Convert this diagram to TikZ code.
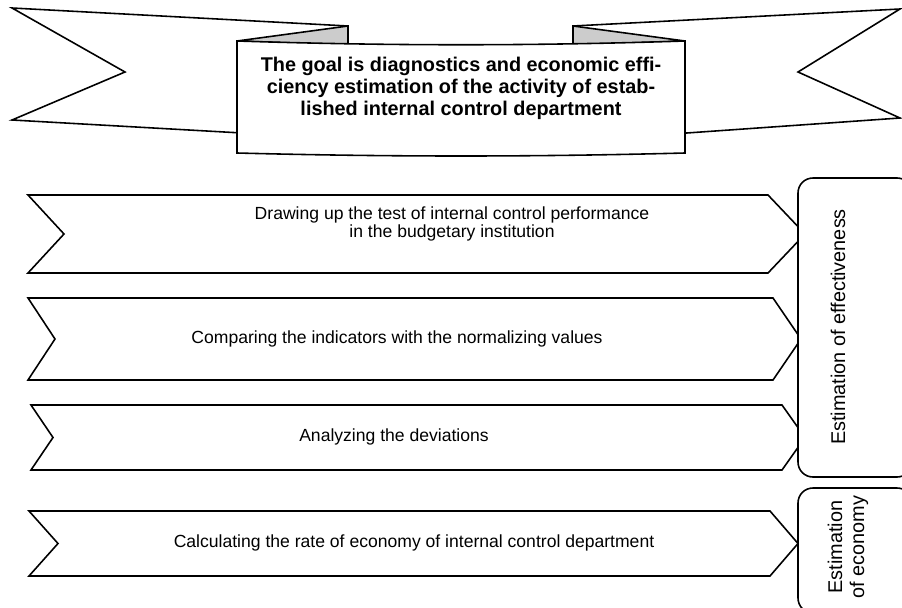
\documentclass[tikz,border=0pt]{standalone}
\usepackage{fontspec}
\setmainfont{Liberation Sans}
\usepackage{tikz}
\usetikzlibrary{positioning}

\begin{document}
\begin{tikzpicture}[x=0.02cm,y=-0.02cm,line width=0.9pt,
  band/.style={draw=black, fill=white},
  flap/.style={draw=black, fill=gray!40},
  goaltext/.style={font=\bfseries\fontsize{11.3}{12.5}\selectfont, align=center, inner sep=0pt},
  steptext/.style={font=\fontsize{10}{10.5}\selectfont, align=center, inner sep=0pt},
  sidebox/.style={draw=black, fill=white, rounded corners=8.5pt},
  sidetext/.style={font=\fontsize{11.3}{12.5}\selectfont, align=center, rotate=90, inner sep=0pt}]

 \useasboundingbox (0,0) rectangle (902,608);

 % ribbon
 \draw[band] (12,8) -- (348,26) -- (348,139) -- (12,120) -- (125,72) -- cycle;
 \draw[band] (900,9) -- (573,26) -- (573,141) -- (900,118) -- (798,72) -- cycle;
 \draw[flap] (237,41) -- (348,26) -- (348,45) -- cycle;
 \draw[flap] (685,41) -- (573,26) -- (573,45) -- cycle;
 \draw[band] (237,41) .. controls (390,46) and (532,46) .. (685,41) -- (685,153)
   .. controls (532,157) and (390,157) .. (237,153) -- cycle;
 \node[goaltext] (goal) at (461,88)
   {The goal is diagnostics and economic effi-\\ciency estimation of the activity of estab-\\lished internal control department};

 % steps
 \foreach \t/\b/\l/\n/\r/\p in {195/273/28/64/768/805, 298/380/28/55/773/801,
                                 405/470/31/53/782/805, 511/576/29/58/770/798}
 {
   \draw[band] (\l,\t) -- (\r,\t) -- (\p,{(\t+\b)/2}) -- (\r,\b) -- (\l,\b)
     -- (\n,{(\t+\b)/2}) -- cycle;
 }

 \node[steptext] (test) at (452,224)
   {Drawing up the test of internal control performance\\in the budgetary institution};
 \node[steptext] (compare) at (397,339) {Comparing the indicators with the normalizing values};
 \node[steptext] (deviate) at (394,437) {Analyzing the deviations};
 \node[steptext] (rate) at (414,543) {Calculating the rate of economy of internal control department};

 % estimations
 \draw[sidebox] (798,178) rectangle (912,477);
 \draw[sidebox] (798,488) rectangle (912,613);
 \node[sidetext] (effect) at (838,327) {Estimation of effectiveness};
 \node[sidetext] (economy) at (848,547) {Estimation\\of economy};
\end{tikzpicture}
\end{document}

+++

Exercise prompt ->
Repeat, exactly and in full, each line from the start of the data to the line that contains "align=center, rotate=90, inner". Pictures do not go in.

Answer to the task ->
Convert this diagram to TikZ code.
\documentclass[tikz,border=0pt]{standalone}
\usepackage{fontspec}
\setmainfont{Liberation Sans}
\usepackage{tikz}
\usetikzlibrary{positioning}

\begin{document}
\begin{tikzpicture}[x=0.02cm,y=-0.02cm,line width=0.9pt,
  band/.style={draw=black, fill=white},
  flap/.style={draw=black, fill=gray!40},
  goaltext/.style={font=\bfseries\fontsize{11.3}{12.5}\selectfont, align=center, inner sep=0pt},
  steptext/.style={font=\fontsize{10}{10.5}\selectfont, align=center, inner sep=0pt},
  sidebox/.style={draw=black, fill=white, rounded corners=8.5pt},
  sidetext/.style={font=\fontsize{11.3}{12.5}\selectfont, align=center, rotate=90, inner sep=0pt}]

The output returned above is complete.